Still, I really enjoyed the books. Rowling does a great job of making me care for her characters – and not just the main three, but Hagrid and Dumbledore, and Neville and even Snape. The great thing about a seven-part series is she is allowed the time to really develop those characters and create a larger story that kept me interested.

Like so many others, I eagerly awaited the arrival of the final book, Harry Potter and the Deathly Hallows. I pondered how it would all end, and even developed several theories. Having now finished the book I can’t say that I am disappointed, but I can’t say that I esteem Rowling any more highly than I already did either.

It turns out most of my predictions were correct. Spoilers follow.

Snape was a good guy. I always figured he would wind up being one of the good ones due to how much time was spent making him the bad guy. He was Harry’s foible for so long, and yet Dumbledore liked him and he never did anything incredibly nasty (save for killing Dumbledore) that I just KNEW he’d wind up good.

Yet I couldn’t help but be a little annoyed that we had to find out he was good through the Pensieve. Finding out after he gets killed was kind of anti-climactic. I would have much preferred him to play a bigger role in the final battle, maybe saving Harry from one of Voldemort’s blasts or something.

Harry didn’t die. I was never really against Harry dying if the story played out that way, but unlike others, I always figured Rowling wouldn’t allow the character to be killed off. If this wasn’t pop fiction I could see it, but as it is, I always thought he would live. I liked how Harry’s fake death actually killed the Horcrux inside him and that he was willing to die for his friends, and thus this made him worthy of living, but a part of me just thinks this was a foul trick on the author’s part.

Dumbledore is really dead. I would have bet money that he would have found a way to come back to life like Gandalf in Lord of the Rings, or his very own phoenix, but alas I was wrong. I only take off half points though, as in the chapter he appeared in, he very much appeared alive (instead of as a ghost) and basically played the role he always does in explaining parts that Harry didn’t understand.

Overall I liked the book and am happy with its conclusion. I suspect I will read the books to my kids, though I don’t think that Harry Potter will live on as a classic piece of literature.

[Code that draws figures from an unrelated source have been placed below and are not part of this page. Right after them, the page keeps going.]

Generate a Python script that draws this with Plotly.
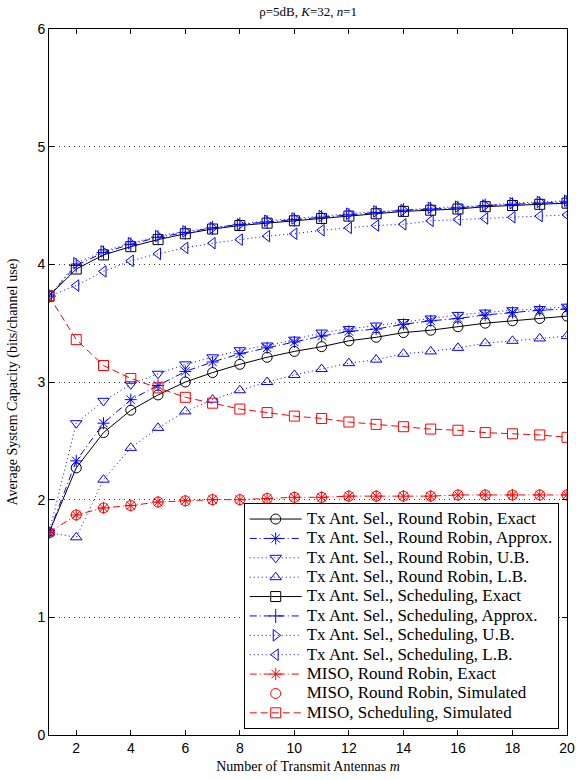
import plotly.graph_objects as go

m = list(range(1, 21))

rr_exact = [1.72, 2.27, 2.57, 2.76, 2.89, 3.00, 3.08, 3.15, 3.21, 3.26,
            3.30, 3.35, 3.38, 3.42, 3.44, 3.47, 3.50, 3.52, 3.54, 3.56]
rr_approx = [1.72, 2.33, 2.65, 2.85, 2.97, 3.09, 3.17, 3.24, 3.29, 3.34,
             3.39, 3.43, 3.45, 3.49, 3.52, 3.54, 3.57, 3.59, 3.61, 3.62]
rr_ub = [1.72, 2.65, 2.84, 2.98, 3.07, 3.15, 3.21, 3.27, 3.31, 3.36,
         3.42, 3.45, 3.48, 3.51, 3.54, 3.57, 3.59, 3.61, 3.62, 3.64]
rr_lb = [1.72, 1.68, 2.17, 2.44, 2.61, 2.75, 2.85, 2.93, 3.00, 3.06,
         3.11, 3.16, 3.19, 3.24, 3.26, 3.29, 3.33, 3.35, 3.37, 3.39]
sch_exact = [3.73, 3.96, 4.08, 4.15, 4.21, 4.26, 4.30, 4.33, 4.35, 4.37,
             4.39, 4.41, 4.43, 4.45, 4.46, 4.47, 4.49, 4.50, 4.51, 4.52]
sch_approx = [3.73, 3.99, 4.10, 4.17, 4.23, 4.27, 4.31, 4.34, 4.36, 4.38,
              4.40, 4.42, 4.44, 4.46, 4.47, 4.48, 4.50, 4.51, 4.52, 4.53]
sch_ub = [3.73, 4.01, 4.11, 4.18, 4.24, 4.28, 4.31, 4.34, 4.37, 4.39,
          4.41, 4.43, 4.45, 4.46, 4.48, 4.49, 4.50, 4.52, 4.53, 4.54]
sch_lb = [3.73, 3.82, 3.94, 4.03, 4.09, 4.14, 4.18, 4.21, 4.24, 4.26,
          4.29, 4.31, 4.33, 4.34, 4.37, 4.38, 4.39, 4.40, 4.41, 4.42]
miso_rr = [1.72, 1.87, 1.93, 1.95, 1.98, 1.99, 2.00, 2.00, 2.01, 2.02,
           2.02, 2.03, 2.03, 2.03, 2.03, 2.04, 2.04, 2.04, 2.04, 2.04]
miso_sch = [3.73, 3.36, 3.14, 3.03, 2.95, 2.87, 2.82, 2.77, 2.74, 2.71,
            2.69, 2.66, 2.64, 2.62, 2.60, 2.59, 2.57, 2.56, 2.55, 2.53]

names = [
    "Tx Ant. Sel., Round Robin, Exact",
    "Tx Ant. Sel., Round Robin, Approx.",
    "Tx Ant. Sel., Round Robin, U.B.",
    "Tx Ant. Sel., Round Robin, L.B.",
    "Tx Ant. Sel., Scheduling, Exact",
    "Tx Ant. Sel., Scheduling, Approx.",
    "Tx Ant. Sel., Scheduling, U.B.",
    "Tx Ant. Sel., Scheduling, L.B.",
    "MISO, Round Robin, Exact",
    "MISO, Round Robin, Simulated",
    "MISO, Scheduling, Simulated",
]

BLUE = "#0000ff"
RED = "#ff0000"
BLACK = "#000000"
DOT = "1px,3px"
DASHDOT = "7px,3px,1px,3px"
DASH = "7px,4px"

series = [
    (rr_exact, BLACK, "solid", "circle-open", "lines+markers"),
    (rr_approx, BLUE, DASHDOT, "asterisk-open", "lines+markers"),
    (rr_ub, BLUE, DOT, "triangle-down-open", "lines+markers"),
    (rr_lb, BLUE, DOT, "triangle-up-open", "lines+markers"),
    (sch_exact, BLACK, "solid", "square-open", "lines+markers"),
    (sch_approx, BLUE, DASHDOT, "cross-thin-open", "lines+markers"),
    (sch_ub, BLUE, DOT, "triangle-right-open", "lines+markers"),
    (sch_lb, BLUE, DOT, "triangle-left-open", "lines+markers"),
    (miso_rr, RED, DASHDOT, "asterisk-open", "lines+markers"),
    (miso_rr, RED, "solid", "circle-open", "markers"),
    (miso_sch, RED, DASH, "square-open", "lines+markers"),
]

fig = go.Figure()
for (vals, col, dash, sym, mode), name in zip(series, names):
    fig.add_trace(go.Scatter(
        x=m, y=vals, mode=mode,
        name="<span style='font-size:17px'>" + name + "</span>",
        line=dict(color=col, width=1, dash=dash),
        marker=dict(symbol=sym, size=10, color=col,
                    line=dict(color=col, width=1)),
    ))

fig.update_layout(
    width=576, height=780,
    margin=dict(l=49, r=9, t=29, b=45),
    paper_bgcolor="white", plot_bgcolor="white",
    title=dict(text="ρ=5dB, <i>K</i>=32, <i>n</i>=1",
               x=0.535, xanchor="center", y=0.985, yanchor="middle",
               font=dict(family="Liberation Serif", size=13, color="black")),
    showlegend=True,
    legend=dict(x=0.984, y=0.008, xanchor="right", yanchor="bottom",
                bgcolor="white", bordercolor="black", borderwidth=1,
                font=dict(family="Liberation Serif", size=12.6, color="black"),
                tracegroupgap=0, itemwidth=52),
)

fig.update_xaxes(
    range=[1, 20], tickvals=list(range(2, 21, 2)), automargin=False,
    showline=True, linecolor="black", linewidth=1, mirror="ticks",
    ticks="inside", ticklen=5, tickcolor="black", showgrid=False, zeroline=False,
    tickfont=dict(family="Liberation Sans", size=14, color="black"),
    title=dict(text="Number of Transmit Antennas <i>m</i>", standoff=6,
               font=dict(family="Liberation Serif", size=14, color="black")),
)
fig.update_yaxes(
    range=[0, 6], tickvals=list(range(0, 7)), automargin=False,
    showline=True, linecolor="black", linewidth=1, mirror="ticks",
    ticks="inside", ticklen=5, tickcolor="black",
    showgrid=True, gridcolor="#333333", gridwidth=1, griddash="1px,4px",
    zeroline=False,
    tickfont=dict(family="Liberation Sans", size=14, color="black"),
    title=dict(text="Average System Capacity (bits/channel use)", standoff=16,
               font=dict(family="Liberation Serif", size=14, color="black")),
)

fig.write_html(
    "out.html",
    config={"displayModeBar": False},
    post_script="document.body.style.margin='0';document.body.style.overflow='hidden';",
)
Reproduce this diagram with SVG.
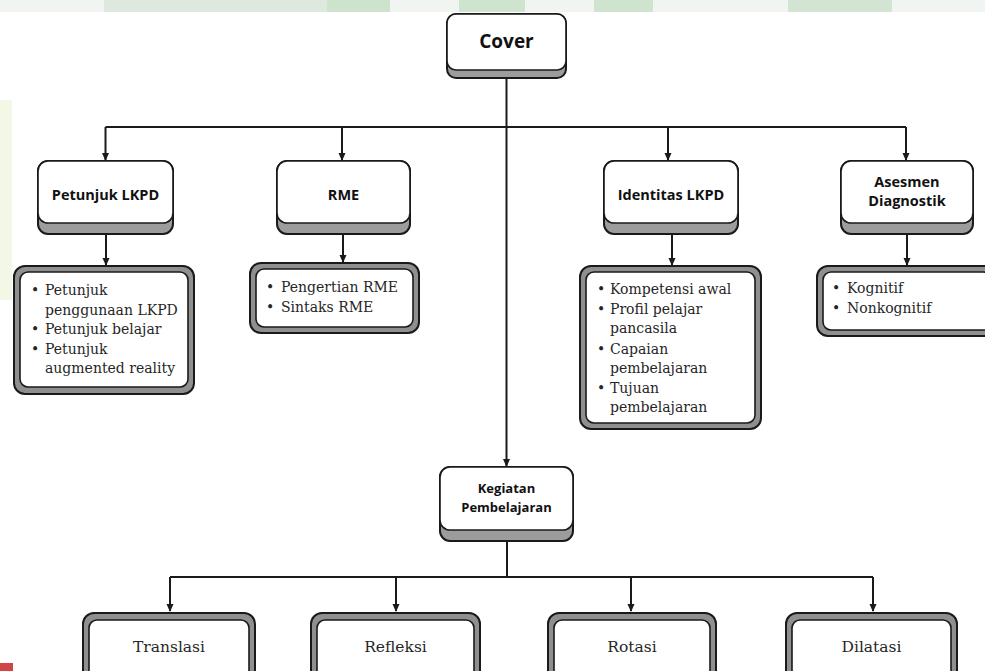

The African Queen by CS Forester

the african queen book

See, I told you I would still write reviews. I’m just eliminating the stress that I had built into them.

The fact that it took me over 2 months to read the mere 136 pages that make up CS Forester’s The African Queen tells a great deal about the quality of the writing. Classic film buffs will note that this is no fault of the story, for it made a brilliant motion picture starring the likes of Humphrey Bogart and Katherine Hepburn. The problem, then, lies in the telling.

In Creative Writing 101 writers learn the importance of showing and not telling. Forester must have been sick that day for he spends his entire novel telling the reader exactly how the characters feel, think, and are. He never allows his character’s actions or words to give the reader an emotional response, he spends his pages telling us how to feel.

There is no chance to gain insight into a character through what they do, for Forester is much too busy telling all the pertinent details. There is no subtlety in the text. If we don’t get something the first time, rest assured, he will repeat himself two or three times.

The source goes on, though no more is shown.